In 1913, he again split his season between Detroit (50 games) and Providence (75 games). In his time with the 1913 Tigers, he started 49 games at second base and compiled a career-high .298 batting average in 191 at batss.

Bauman spent the bulk of the 1914 season with Providence, appearing in 143 games with the Grays.

He joined the New York Yankees in 1915 and appeared in 204 games for the club over the next three seasons. He played a utility role for the Yankees, appearing in 70 games at second base, 46 games at third base, and 36 games in the outfield.

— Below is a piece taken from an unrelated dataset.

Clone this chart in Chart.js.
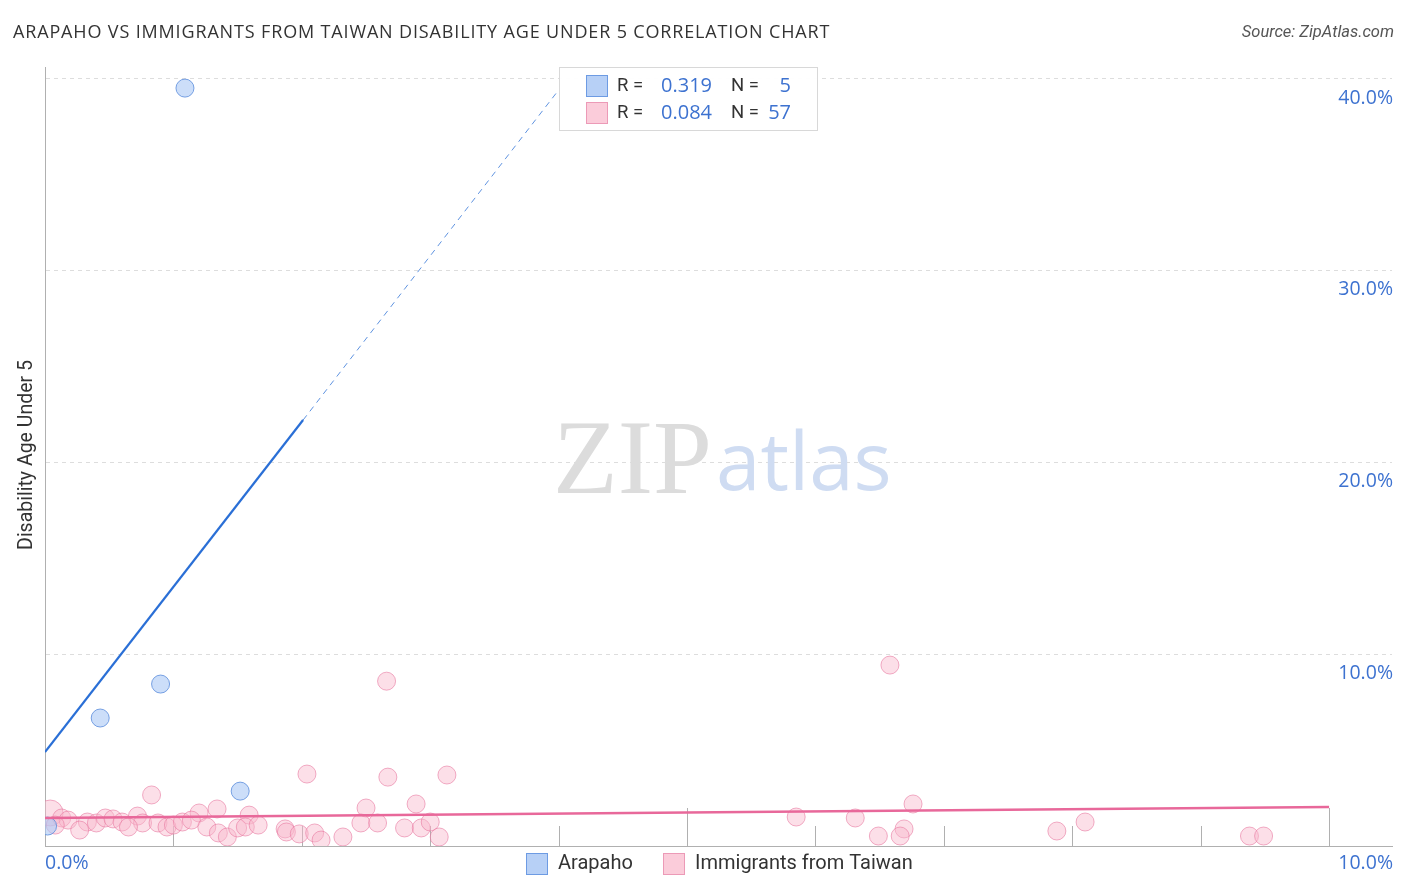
<!DOCTYPE html>
<html>
<head>
<meta charset="utf-8">
<script src="https://cdn.jsdelivr.net/npm/chart.js@4.4.1/dist/chart.umd.min.js"></script>
<style>
  html, body { margin: 0; padding: 0; background: #fff; }
  #wrap { width: 1406px; height: 892px; position: relative; }
</style>
</head>
<body>
<div id="wrap"><canvas id="corrChart" width="1406" height="892"></canvas></div>
<script>
// values (percent)
const arapahoX = [1.09, 0.90, 0.43, 1.52, 0.02];
const arapahoY = [39.5, 8.44, 6.67, 2.86, 1.04];

const taiwanX = [0.04, 2.66, 2.04, 2.67, 3.13, 0.83, 2.50, 2.89, 1.34, 1.20, 1.59, 0.13, 0.18, 0.33, 0.40,
  0.47, 0.53, 0.60, 0.72, 0.76, 0.88, 0.95, 1.00, 1.07, 1.14, 1.26, 1.35, 1.42, 1.50, 1.56,
  1.66, 1.87, 1.88, 1.98, 2.10, 2.15, 2.32, 2.46, 2.59, 2.80, 2.93, 3.00, 3.07, 0.27, 0.65,
  5.85, 6.31, 6.49, 6.69, 6.66, 6.76, 6.58, 7.88, 8.10, 9.38, 9.49, 0.08];
const taiwanY = [1.72, 8.59, 3.75, 3.59, 3.70, 2.66, 1.98, 2.19, 1.93, 1.72, 1.61, 1.46, 1.35, 1.25, 1.20,
  1.46, 1.41, 1.25, 1.56, 1.20, 1.20, 0.99, 1.09, 1.25, 1.35, 0.99, 0.68, 0.47, 0.94, 0.99,
  1.09, 0.89, 0.73, 0.63, 0.68, 0.31, 0.47, 1.20, 1.20, 0.94, 0.94, 1.25, 0.47, 0.83, 0.99,
  1.51, 1.46, 0.52, 0.89, 0.52, 2.19, 9.43, 0.78, 1.25, 0.52, 0.52, 1.09];

// trend line end points
const arapahoTrendX = [0, 2.01];
const arapahoTrendY = [4.9, 22.2];
const arapahoDashX = [2.01, 4.0];
const arapahoDashY = [22.2, 39.4];
const taiwanTrendX = [0, 10];
const taiwanTrendY = [1.46, 2.03];

const yTicks = [10, 20, 30, 40];
const xTicks = [1, 2, 3, 4, 5, 6, 7, 8, 9, 10];
const xMajor = [5, 10];

const seriesNames = ['Arapaho', 'Immigrants from Taiwan'];
const rValues = ['0.319', '0.084'];
const nValues = ['5', '57'];

const BLUE = '#2a6fd6';
const PINK = '#e8689a';
const LABEL_BLUE = '#3d72d0';
const TEXT = '#333333';

function pts(xs, ys) {
    return xs.map((x, i) => ({ x: x, y: ys[i] }));
}

// draws title, watermark, tick labels, tick marks and legends
const decorPlugin = {
    id: 'decor',
    beforeDatasetsDraw(chart) {
        const c = chart.ctx;
        const area = chart.chartArea;
        const xs = chart.scales.x;
        c.save();
        // watermark
        c.textBaseline = 'alphabetic';
        c.textAlign = 'left';
        c.font = '106px "Liberation Serif", serif';
        c.fillStyle = '#dcdcdc';
        c.fillText('ZIP', 553, 493);
        c.font = '80px "Open Sans", sans-serif';
        c.fillStyle = '#cfdcf2';
        c.fillText('atlas', 716, 490);
        // tick marks on the x axis
        c.strokeStyle = '#b0b0b0';
        c.lineWidth = 1;
        xTicks.forEach(v => {
            const px = Math.round(xs.getPixelForValue(v)) + 0.5;
            const len = xMajor.includes(v) ? 38 : 20;
            c.beginPath();
            c.moveTo(px, area.bottom);
            c.lineTo(px, area.bottom - len);
            c.stroke();
        });
        c.restore();
    },
    afterDraw(chart) {
        const c = chart.ctx;
        const ys = chart.scales.y;
        c.save();
        // title
        c.fillStyle = TEXT;
        c.textBaseline = 'middle';
        c.textAlign = 'left';
        c.font = '18px "Open Sans", sans-serif';
        c.letterSpacing = '0.85px';
        c.fillText('ARAPAHO VS IMMIGRANTS FROM TAIWAN DISABILITY AGE UNDER 5 CORRELATION CHART', 13, 33);
        c.letterSpacing = '0px';
        c.textAlign = 'right';
        c.font = 'italic 16.5px Roboto, sans-serif';
        c.fillStyle = '#555';
        c.fillText('Source: ZipAtlas.com', 1394, 33);

        // y labels on the right
        c.font = '19.5px "Open Sans", sans-serif';
        c.fillStyle = LABEL_BLUE;
        yTicks.forEach(v => {
            c.fillText(v.toFixed(1) + '%', 1393, ys.getPixelForValue(v) + 19.5);
        });
        // x labels
        c.fillText('10.0%', 1393, 863);
        c.textAlign = 'left';
        c.fillText('0.0%', 45, 863);

        // y axis title
        c.save();
        c.translate(27, 455);
        c.rotate(-Math.PI / 2);
        c.textAlign = 'center';
        c.fillStyle = TEXT;
        c.font = '19.5px Roboto, sans-serif';
        c.fillText('Disability Age Under 5', 0, 0);
        c.restore();

        // top legend box
        c.fillStyle = 'rgba(255,255,255,0.95)';
        c.fillRect(559.5, 67.5, 258, 63);
        c.strokeStyle = '#d8d8d8';
        c.lineWidth = 1;
        c.strokeRect(559.5, 67.5, 258, 63);
        const fills = ['rgba(170,200,245,0.85)', 'rgba(250,195,212,0.85)'];
        const edges = ['#6d9be3', '#ec9ab7'];
        [86, 113].forEach((cy, i) => {
            c.fillStyle = fills[i];
            c.fillRect(586.5, cy - 10.5, 21, 21);
            c.strokeStyle = edges[i];
            c.strokeRect(586.5, cy - 10.5, 21, 21);
            c.font = '18.5px Roboto, sans-serif';
            c.fillStyle = TEXT;
            c.textAlign = 'left';
            c.fillText('R =', 617, cy);
            c.fillText('N =', 731, cy);
            c.font = '20px "Open Sans", sans-serif';
            c.fillStyle = LABEL_BLUE;
            c.textAlign = 'right';
            c.fillText(rValues[i], 712, cy);
            c.fillText(nValues[i], 791, cy);
        });

        // bottom legend
        const lx = [526, 663];
        lx.forEach((x, i) => {
            c.fillStyle = fills[i];
            c.fillRect(x + 0.5, 853.5, 21, 21);
            c.strokeStyle = edges[i];
            c.strokeRect(x + 0.5, 853.5, 21, 21);
            c.font = '20px Roboto, sans-serif';
            c.fillStyle = TEXT;
            c.textAlign = 'left';
            c.fillText(seriesNames[i], x + 32, 864);
        });
        c.restore();
    }
};

const ctx = document.getElementById('corrChart').getContext('2d');
const corrChart = new Chart(ctx, {
    type: 'scatter',
    data: {
        datasets: [
            {
                label: 'Arapaho trend',
                type: 'line',
                data: pts(arapahoTrendX, arapahoTrendY),
                borderColor: BLUE,
                borderWidth: 2.2,
                pointRadius: 0,
                fill: false,
                order: 0
            },
            {
                label: 'Arapaho trend extended',
                type: 'line',
                data: pts(arapahoDashX, arapahoDashY),
                borderColor: 'rgba(42,111,214,0.75)',
                borderWidth: 1,
                borderDash: [6, 5],
                pointRadius: 0,
                fill: false,
                order: 0
            },
            {
                label: 'Immigrants from Taiwan trend',
                type: 'line',
                data: pts(taiwanTrendX, taiwanTrendY),
                borderColor: PINK,
                borderWidth: 2.5,
                pointRadius: 0,
                fill: false,
                order: 0
            },
            {
                label: seriesNames[0],
                data: pts(arapahoX, arapahoY),
                backgroundColor: 'rgba(170,200,245,0.6)',
                borderColor: 'rgba(90,140,220,0.8)',
                borderWidth: 1,
                pointRadius: 9,
                order: 1
            },
            {
                label: seriesNames[1],
                data: pts(taiwanX, taiwanY),
                backgroundColor: 'rgba(248,185,205,0.45)',
                borderColor: 'rgba(232,120,160,0.6)',
                borderWidth: 1,
                pointRadius: c => (c.dataIndex === 0 ? 13 : 9), // first one is the big bubble at the origin
                order: 2
            }
        ]
    },
    options: {
        responsive: false,
        animation: false,
        layout: { padding: { left: 45, right: 13, top: 67, bottom: 46 } },
        plugins: {
            legend: { display: false },
            title: { display: false },
            tooltip: { enabled: false }
        },
        scales: {
            x: {
                type: 'linear',
                min: 0,
                max: 10.49,
                afterBuildTicks: s => { s.ticks = xTicks.map(v => ({ value: v })); },
                ticks: { display: false },
                grid: { display: false, drawTicks: false },
                border: { display: true, color: '#b0b0b0', width: 1 }
            },
            y: {
                type: 'linear',
                min: 0,
                max: 40.6,
                afterBuildTicks: s => { s.ticks = yTicks.map(v => ({ value: v })); },
                ticks: { display: false },
                grid: { display: true, drawTicks: false, color: '#dddddd', lineWidth: 1 },
                border: { display: true, color: '#b0b0b0', width: 1, dash: [4, 4] }
            }
        }
    },
    plugins: [decorPlugin]
});
</script>
</body>
</html>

He appeared in his last major league game on September 8, 1917. He compiled a career major-league batting average of .274 with four home runs, 101 RBI and a .350 on-base percentage in 299 major league games.

Bauman continued playing in the minor leagues for another decade, including stints with the Toledo Iron Men (1918, 1921), Jersey City Skeeters (1919–1920), Toronto Maple Leafs (1920), Tulsa Oilers (1922–1923), and Dallas Steers (1924–1928).

==Death==
Baumann died in Indianapolis in 1969 at age 83. He was buried at Crown Hill Cemetery and Arboretum, Section 78, Lot 268.